Foreclosure Reform in California: An Economic Analysis
California ‘Homeowner Bill of Rights’ Harms Current and Future Homeowners, New Study Finds
The vast majority of California homeowners will not be helped by several foreclosure and mortgage reform bills currently making their way through the state Legislature, according to a study released today by a consortium of financial services organizations.
The analysis finds that the proposed regulations—which would slow the foreclosure process and make it more costly for loan servicers—are unlikely to help more than a tiny fraction of homeowners who are behind on payments, but are likely to slow the housing recovery, ulitmately reduce home values, and diminish the future availability of credit for California home buyers.
The study was conducted by independent research firm Beacon Economics, LLC and commissioned by the California Bankers Association, California Credit Union League, California Mortgage Bankers Association, California Mortgage Association, MERSCORP Holdings Inc., and United Trustees Association.
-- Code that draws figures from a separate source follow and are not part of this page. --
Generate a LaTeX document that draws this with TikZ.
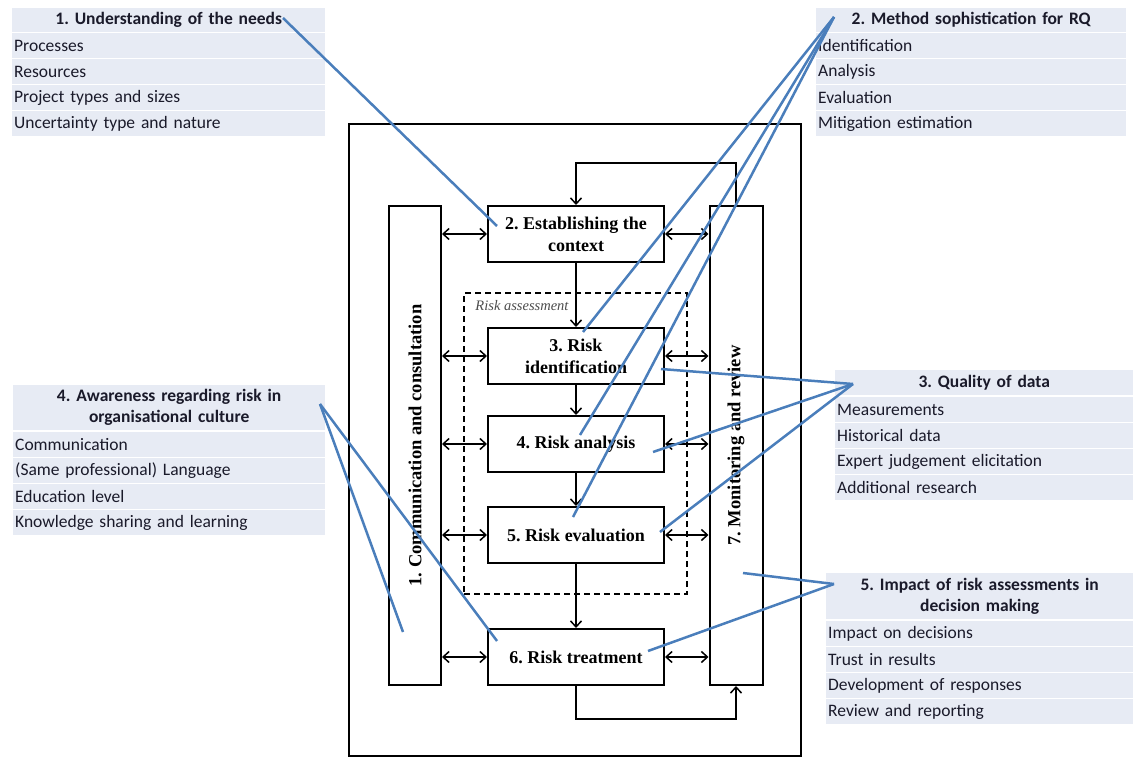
\documentclass[tikz,border=0pt]{standalone}
\usepackage{fontspec}
\setmainfont{Liberation Serif}
\newfontfamily\calib{Carlito}
\usetikzlibrary{arrows.meta}
\definecolor{panelfill}{HTML}{E7EBF4}
\definecolor{linkblue}{HTML}{4A7EBB}
\definecolor{ptext}{HTML}{1A1A2A}
\frenchspacing
\begin{document}
\begin{tikzpicture}[x=1pt,y=-1pt,
  ptitle/.style={fill=panelfill, inner xsep=2pt, inner ysep=0pt, align=center, font=\calib\fontsize{17.5}{21}\selectfont\bfseries, text=ptext, anchor=north west},
  pitem/.style={fill=panelfill, inner xsep=2pt, inner ysep=0pt, minimum height=25pt, align=left, font=\calib\fontsize{17.5}{21}\selectfont, text=ptext, anchor=north west},
  procbox/.style={draw, fill=white, line width=2pt, minimum width=176pt, minimum height=56pt, inner sep=0pt, align=center, font=\fontsize{18}{22}\selectfont\bfseries},
  sidebar/.style={draw, line width=2pt, minimum height=479pt, inner sep=0pt},
  vtext/.style={rotate=90, font=\fontsize{18.5}{22}\selectfont\bfseries},
  arr/.style={line width=1.5pt, -{Straight Barb[length=6pt,width=11pt]}},
  dbl/.style={line width=1.5pt, {Straight Barb[length=6pt,width=11pt]}-{Straight Barb[length=6pt,width=11pt]}},
  link/.style={draw=linkblue, line width=2.5pt}
]
\useasboundingbox (0,0) rectangle (1133,757);

% Panel 1
\node[ptitle, text width=309pt, minimum height=24pt] (t1) at (12,8) {1. Understanding of the needs};
\node[pitem, text width=309pt] (t1a) at (12,33) {Processes};
\node[pitem, text width=309pt] (t1b) at (12,59) {Resources};
\node[pitem, text width=309pt] (t1c) at (12,85) {Project types and sizes};
\node[pitem, text width=309pt] (t1d) at (12,111) {Uncertainty type and nature};

% Panel 2
\node[ptitle, text width=306pt, minimum height=24pt] (t2) at (816,8) {2. Method sophistication for RQ};
\node[pitem, text width=306pt] (t2a) at (816,33) {Identification};
\node[pitem, text width=306pt] (t2b) at (816,59) {Analysis};
\node[pitem, text width=306pt] (t2c) at (816,85) {Evaluation};
\node[pitem, text width=306pt] (t2d) at (816,111) {Mitigation estimation};

% Panel 3
\node[ptitle, text width=294pt, minimum height=25pt] (t3) at (835,370) {3. Quality of data};
\node[pitem, text width=294pt] (t3a) at (835,397) {Measurements};
\node[pitem, text width=294pt] (t3b) at (835,423) {Historical data};
\node[pitem, text width=294pt] (t3c) at (835,449) {Expert judgement elicitation};
\node[pitem, text width=294pt] (t3d) at (835,475) {Additional research};

% Panel 4
\node[ptitle, text width=308pt, minimum height=45pt] (t4) at (13,385) {4. Awareness regarding risk in\\organisational culture};
\node[pitem, text width=308pt] (t4a) at (13,432) {Communication};
\node[pitem, text width=308pt] (t4b) at (13,458) {(Same professional) Language};
\node[pitem, text width=308pt] (t4c) at (13,484) {Education level};
\node[pitem, text width=308pt] (t4d) at (13,510) {Knowledge sharing and learning};

% Panel 5
\node[ptitle, text width=303pt, minimum height=46pt] (t5) at (826,573) {5. Impact of risk assessments in\\decision making};
\node[pitem, text width=303pt] (t5a) at (826,621) {Impact on decisions};
\node[pitem, text width=303pt] (t5b) at (826,647) {Trust in results};
\node[pitem, text width=303pt] (t5c) at (826,673) {Development of responses};
\node[pitem, text width=303pt] (t5d) at (826,699) {Review and reporting};

% Central diagram
\node[draw, line width=2pt, minimum width=452pt, minimum height=632pt, inner sep=0pt] (frame) at (575,440) {};
\node[draw, dashed, dash pattern=on 6pt off 4pt, line width=1.5pt, minimum width=223pt, minimum height=301pt, inner sep=0pt] (ra) at (575.5,443.5) {};
\node[font=\itshape\fontsize{14.5}{17}\selectfont, text=black!70, inner sep=0pt] (ralbl) at (522,306) {Risk assessment};

\node[sidebar, minimum width=52pt] (comm) at (415,445.5) {};
\node[vtext] (commtxt) at (comm.center) {1. Communication and consultation};
\node[sidebar, minimum width=53pt] (mon) at (736,445.5) {};
\node[vtext] (montxt) at (mon.center) {7. Monitoring and review};

\node[procbox] (b2) at (576,234) {2. Establishing the\\context};
\node[procbox] (b3) at (576,356) {3. Risk\\identification};
\node[procbox] (b4) at (576,444) {4. Risk analysis};
\node[procbox] (b5) at (576,535) {5. Risk evaluation};
\node[procbox] (b6) at (576,657) {6. Risk treatment};

\draw[arr] (b2) -- (b3);
\draw[arr] (b3) -- (b4);
\draw[arr] (b4) -- (b5);
\draw[arr] (b5) -- (b6);
\draw[arr] (mon.north) -- ++(0,-42) -| (b2.north);
\draw[arr] (b6.south) -- ++(0,33) -| (mon.south);
\foreach \b in {b2,b3,b4,b5,b6} {
  \draw[dbl] (comm.east |- \b.west) -- (\b.west);
  \draw[dbl] (\b.east) -- (mon.west |- \b.east);
}

% Blue links
\coordinate (l1s) at (283,18);
\coordinate (l1e) at (497,226);
\coordinate (l2s) at (834,17);
\coordinate (l2a) at (583,332);
\coordinate (l2b) at (580,435);
\coordinate (l2c) at (573,517);
\coordinate (l3s) at (853,384);
\coordinate (l3a) at (661,369);
\coordinate (l3b) at (653,452);
\coordinate (l3c) at (660,532);
\coordinate (l4s) at (320,404);
\coordinate (l4a) at (403,632);
\coordinate (l4b) at (497,641);
\coordinate (l5s) at (834,584);
\coordinate (l5a) at (743,573);
\coordinate (l5b) at (648,651);

\draw[link] (l1s) -- (l1e);
\draw[link] (l2s) -- (l2a);
\draw[link] (l2s) -- (l2b);
\draw[link] (l2s) -- (l2c);
\draw[link] (l3s) -- (l3a);
\draw[link] (l3s) -- (l3b);
\draw[link] (l3s) -- (l3c);
\draw[link] (l4s) -- (l4a);
\draw[link] (l4s) -- (l4b);
\draw[link] (l5s) -- (l5a);
\draw[link] (l5s) -- (l5b);
\end{tikzpicture}
\end{document}
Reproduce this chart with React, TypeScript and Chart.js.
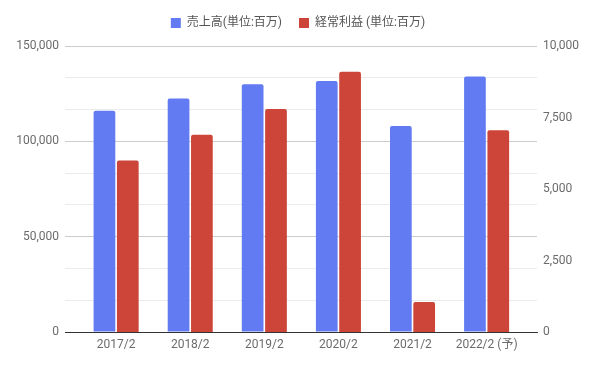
import React, { useEffect, useRef } from "react";
import { Chart, registerables, layouts } from "chart.js";

Chart.register(...registerables);

const categories = ["2017/2", "2018/2", "2019/2", "2020/2", "2021/2", "2022/2 (予)"];
const salesLabel = "売上高(単位:百万)";
const profitLabel = "経常利益 (単位:百万)";
const sales = [116000, 122500, 130000, 131600, 108000, 134000];
const profit = [6000, 6900, 7800, 9100, 1050, 7050];
const leftMax = 150000;
const leftLabelStep = 50000;
const leftGridDivisions = 9;
const rightMax = 10000;
const rightStep = 2500;

const FONT = "Roboto, 'Noto Sans CJK JP', sans-serif";

const spacerPlugin = {
  id: "legendSpacer",
  beforeInit(chart: any) {
    const box: any = {
      position: "top",
      weight: 500,
      fullSize: true,
      options: {},
      width: 0,
      height: 0,
      left: 0,
      top: 0,
      right: 0,
      bottom: 0,
      isHorizontal() {
        return true;
      },
      update(maxWidth: number) {
        this.width = maxWidth;
        this.height = 7;
      },
      draw() {},
    };
    layouts.addBox(chart, box);
  },
};

export default function App() {
  const ref = useRef<HTMLCanvasElement | null>(null);

  useEffect(() => {
    const canvas = ref.current;
    if (!canvas) return;
    const chart = new Chart(canvas, {
      type: "bar",
      data: {
        datasets: [
          {
            label: salesLabel,
            data: sales.map((v, i) => ({ x: i, y: v })),
            backgroundColor: "#627af2",
            borderRadius: 2,
            borderSkipped: "bottom",
            yAxisID: "y",
          },
          {
            label: profitLabel,
            data: profit.map((v, i) => ({ x: i, y: v })),
            backgroundColor: "#cd4439",
            borderRadius: 2,
            borderSkipped: "bottom",
            yAxisID: "y1",
          },
        ],
      },
      plugins: [spacerPlugin],
      options: {
        animation: false,
        responsive: false,
        maintainAspectRatio: false,
        categoryPercentage: 0.63,
        barPercentage: 0.93,
        layout: { padding: 0 },
        plugins: {
          legend: {
            position: "top",
            labels: {
              boxWidth: 10,
              boxHeight: 10,
              padding: 17,
              color: "#555555",
              font: { family: FONT, size: 12 },
            },
          },
          tooltip: { enabled: false },
        },
        scales: {
          x: {
            type: "linear",
            offset: false,
            min: -0.69,
            max: 5.68,
            grid: { display: false, drawTicks: false },
            border: { display: true, color: "#333333", width: 1 },
            afterBuildTicks: (scale: any) => {
              scale.ticks = categories.map((_, i) => ({ value: i }));
            },
            afterFit: (scale: any) => {
              scale.height = 35;
            },
            ticks: {
              padding: 6,
              autoSkip: false,
              maxRotation: 0,
              color: "#6b6b6b",
              font: { family: FONT, size: 12 },
              callback: (v: any) => categories[Math.round(Number(v))] ?? "",
            },
          },
          y: {
            type: "linear",
            position: "left",
            min: 0,
            max: leftMax,
            grid: {
              drawTicks: false,
              color: (ctx: any) => {
                const v = Math.round(ctx.tick?.value ?? 0);
                if (v === 0) return "rgba(0,0,0,0)";
                return v % leftLabelStep === 0 ? "#cccccc" : "#ebebeb";
              },
            },
            border: { display: false },
            afterBuildTicks: (scale: any) => {
              const t = [];
              for (let i = 0; i <= leftGridDivisions; i++) {
                t.push({ value: (leftMax / leftGridDivisions) * i });
              }
              scale.ticks = t;
            },
            afterFit: (scale: any) => {
              scale.width = 65;
            },
            ticks: {
              padding: 6,
              autoSkip: false,
              color: "#6b6b6b",
              font: { family: FONT, size: 12 },
              callback: (v: any) => {
                const n = Math.round(Number(v));
                return n % leftLabelStep === 0 ? n.toLocaleString("en-US") : "";
              },
            },
          },
          y1: {
            type: "linear",
            position: "right",
            min: 0,
            max: rightMax,
            grid: { display: false, drawTicks: false },
            border: { display: false },
            afterFit: (scale: any) => {
              scale.width = 59;
            },
            ticks: {
              stepSize: rightStep,
              padding: 6,
              color: "#6b6b6b",
              font: { family: FONT, size: 12 },
              callback: (v: any) => Number(v).toLocaleString("en-US"),
            },
          },
        },
      },
    } as any);
    return () => chart.destroy();
  }, []);

  return (
    <div style={{ position: "absolute", left: 0, top: 0, width: 596, height: 367, background: "#ffffff" }}>
      <canvas ref={ref} width={596} height={367} style={{ width: 596, height: 367, display: "block" }} />
    </div>
  );
}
“However well intentioned, these bills are unneeded in a housing market that has just begun to find its footing and is starting to recover from one of the worst crashes in history,” says Beacon Economics’ founding partner and the study’s lead author Christopher Thornberg. “These kinds of interferences that lengthen foreclosure processes have been shown to do little for current borrowers who are behind on payments and can actually incentivize some to default, increasing foreclosure rates. They have also been shown to be detrimental to new borrowers because they result in reduced availability of credit. ”
The bills are part of a legislative package sponsored by State Attorney General Kamala Harris—collectively entitled the California Homeowner Bill of Rights (CHBR)—that push the state towards the type of lengthy judicial foreclosure process that exists in places like Florida and New Jersey.